🔎 search module

🧿 pupyl

Pupyl is a really fast image search library which you can index your own (millions of) images and find similar images in milliseconds.

class pupyl.search.PupylImageSearch(data_dir=None, extreme_mode=True, **kwargs)

Encapsulates every aspects of pupyl, from feature extraction to indexing and image storaging.

__init__(data_dir=None, extreme_mode=True, **kwargs)

Pupyl image search factory.

Parameters:
  • data_dir (str) – The directory where all assets are stored.

  • extreme_mode (bool) – If should the extreme mode (faster execution but more memory consumption) be enabled or not.

  • import_images (bool) – If images should (or was) imported into the database.

  • characteristic (Enum or int or str) – The characteristic for feature extraction that must be used. If reading from an already created database, retrieves it from the (internal) configuration files. It supports retrieval by the Characteristics (enum), by its name (str) or by its value (int). For more information, see 📊 features module.

Notes

A characteristic defines a feature extractor, with its own complexity and balance between search precision and indexing speed. Below are the description of every possible characteristic, indexing the dataset https://github.com/policratus/pupyl/raw/main/samples/images.tar.xz, containing 594 images.

Name

Value

Network

Speed (GPU)

MINIMUMWEIGHT_FAST_SMALL_PRECISION

1

MobileNet

19 s

LIGHTWEIGHT_FAST_SMALL_PRECISION

2

ResNet50V2

21.2 s

LIGHTWEIGHT_FAST_SHORT_PRECISION

3

ResNet101V2

20.3 s

LIGHTWEIGHT_QUICK_SHORT_PRECISION

4

DenseNet169

32.7 s

MEDIUMWEIGHT_QUICK_GOOD_PRECISION

5

DenseNet201

31.2 s

MIDDLEWEIGHT_QUICK_GOOD_PRECISION

6

InceptionV3

27 s

MIDDLEWEIGHT_SLOW_GOOD_PRECISION

7

Xception

20.2 s

HEAVYWEIGHT_SLOW_GOOD_PRECISION

8

EfficientNetV2M

39.3 s

HEAVYWEIGHT_SLOW_HUGE_PRECISION

9

EfficientNetV2L

1min 1s

All the tests above were under the same circumstances and resources.

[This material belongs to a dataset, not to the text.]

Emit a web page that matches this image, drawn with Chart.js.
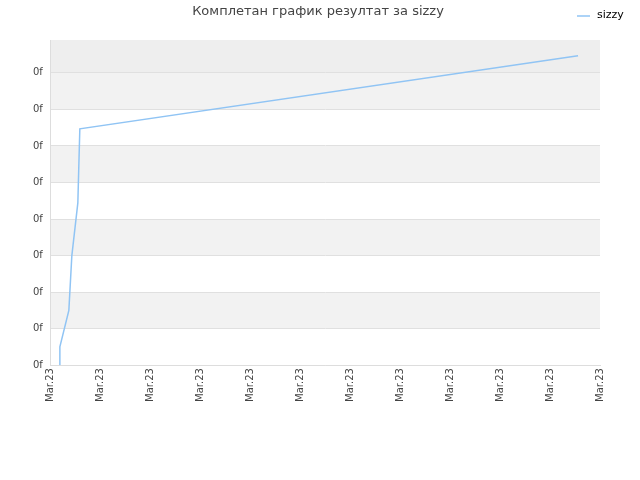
<!DOCTYPE html><html><head><meta charset="utf-8">
<script src="https://cdn.jsdelivr.net/npm/chart.js@4"></script>
<style>body{margin:0;background:#fff}#w{width:640px;height:480px}</style></head><body>
<div id="w"><canvas id="c"></canvas></div>
<script>
const titleText = "Комплетан график резултат за sizzy";
const seriesName = "sizzy";
const xValues = [0.18, 0.18, 0.36, 0.42, 0.54, 0.56, 0.58, 10.56];
const yValues = [0, 0.5, 1.5, 3, 4.44, 5.47, 6.47, 8.47];
const xTickLabel = "Mar.23";
const yTickLabel = "0f";

const bands = {
  id: 'bands',
  beforeDraw(chart) {
    const {ctx, chartArea: a, scales: {y}} = chart;
    ctx.save();
    const max = y.max;
    for (let i = 0; i < Math.ceil(max); i++) {
      const top = y.getPixelForValue(Math.min(i + 1, max)), bot = y.getPixelForValue(i);
      let col = i % 2 === 1 ? '#f2f2f2' : '#ffffff';
      if (i + 1 > max) col = '#eeeeee';
      ctx.fillStyle = col;
      ctx.fillRect(a.left, top, a.right - a.left, bot - top);
    }
    ctx.restore();
  },
  afterDraw(chart) {
    const {ctx} = chart;
    ctx.save();
    ctx.font = '13px "DejaVu Sans", sans-serif';
    ctx.fillStyle = '#444';
    ctx.textAlign = 'center'; ctx.textBaseline = 'middle';
    ctx.fillText(titleText, 318, 12);
    ctx.strokeStyle = '#90c4f4'; ctx.lineWidth = 1.5;
    ctx.beginPath(); ctx.moveTo(577, 16); ctx.lineTo(590, 16); ctx.stroke();
    ctx.font = '11px "DejaVu Sans", sans-serif';
    ctx.fillStyle = '#000'; ctx.textAlign = 'left';
    ctx.fillText(seriesName, 597, 15);
    ctx.restore();
  }
};

new Chart(document.getElementById('c'), {
  type: 'line',
  data: { datasets: [{ label: seriesName, data: xValues.map((x, i) => ({x, y: yValues[i]})),
    borderColor: '#90c4f4', borderWidth: 1.5, pointRadius: 0, tension: 0, fill: false }] },
  options: {
    responsive: true, maintainAspectRatio: false, animation: false,
    layout: { padding: { top: 40, right: 40, left: 25, bottom: 75 } },
    plugins: { legend: { display: false }, title: { display: false }, tooltip: { enabled: false } },
    scales: {
      x: { type: 'linear', min: 0, max: 11,
        ticks: { stepSize: 1, autoSkip: false, maxRotation: 90, minRotation: 90, color: '#444',
          font: { size: 10, family: 'DejaVu Sans' }, callback: () => xTickLabel },
        grid: { display: false, drawTicks: false }, border: { color: '#ddd' } },
      y: { min: 0, max: 8.9, afterBuildTicks: s => { s.ticks = [0,1,2,3,4,5,6,7,8].map(v => ({value: v})); },
        ticks: { color: '#444', font: { size: 10, family: 'DejaVu Sans' }, callback: () => yTickLabel, padding: 8 },
        grid: { color: '#e0e0e0', drawTicks: false }, border: { color: '#ddd' } }
    }
  },
  plugins: [bands]
});
</script></body></html>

By default, pupyl chooses MINIMUMWEIGHT_FAST_SMALL_PRECISION, the fastest but with not so much accuracy than ‘HEAVYWEIGHT_SLOW_HUGE_PRECISION’, for instance.

Examples

from pupyl.search import PupylImageSearch

# Creating a database using the extractor number 3,

# LIGHTWEIGHT_FAST_SHORT_PRECISION, network ResNet101V2

pupyl = PupylImageSearch(characteristic=3)

# Creating a database with extractor ‘HEAVYWEIGHT_SLOW_GOOD_PRECISION’,

# based on EfficientNetV2M

characteristic = ‘HEAVYWEIGHT_SLOW_GOOD_PRECISION’

pupyl = PupylImageSearch(characteristic=characteristic)

_index_configuration(mode, **kwargs)

Loads or saves an index configuration file, if exists.

Parameters:
  • mode (str) – Defines which mode should be used over the configuration file. ‘r’ is for file reading, ‘w’ for writing.

  • feature_size (int) – The size of the current feature extraction method.

Returns:

Returns a dict if an already saved database are found, containing several database configurations or bool True if a new configuration file was created, or bool False if either a configuration couldn’t be created or loaded.

Return type:

dict or bool

index(uri, **kwargs)

Performs parallel image indexing.

Parameters:
  • uri (str) – Directory or file, or http(s) location.

  • check_unique (bool) – If, during the index process, imported images should have their unicity verified (to avoid duplicates).

Attention

If check_unique is True, consequentely unicity checks will be performed, which creates some overheads on the index process, making it slower.

remove(index)

Removes an indexed image from the storage.

Parameters:

index (int) – The image to be deleted, based on index (internal image identification).

Example

search.remove(12) # Will remove image with index 12 from the storage.

search(query, top=4, return_metadata=False, return_distances=False)

Executes the search for a similar image throughout the database based on the query image.

Parameters:
  • query (str) – URI of a image to be used as query.

  • top (int (optional)(default: 4)) – How many results should be returned from the search process.

  • return_metadata (bool (optional)(default: False)) – If the image results metadata should also be returned.

  • return_distances (bool (optional)(default: False)) – If the method should return the distances between the query image and other images present in the database.

Yields:

int, dict or tuple – Respectively describing the image index identification that is decresingly (ordered) similar from the query image, a dict with metadata information about this images (case when return_metadata=True) or a tuple when the method was asked to return the distances but not the image metadata (case when return_metadata=False and return_distances=True.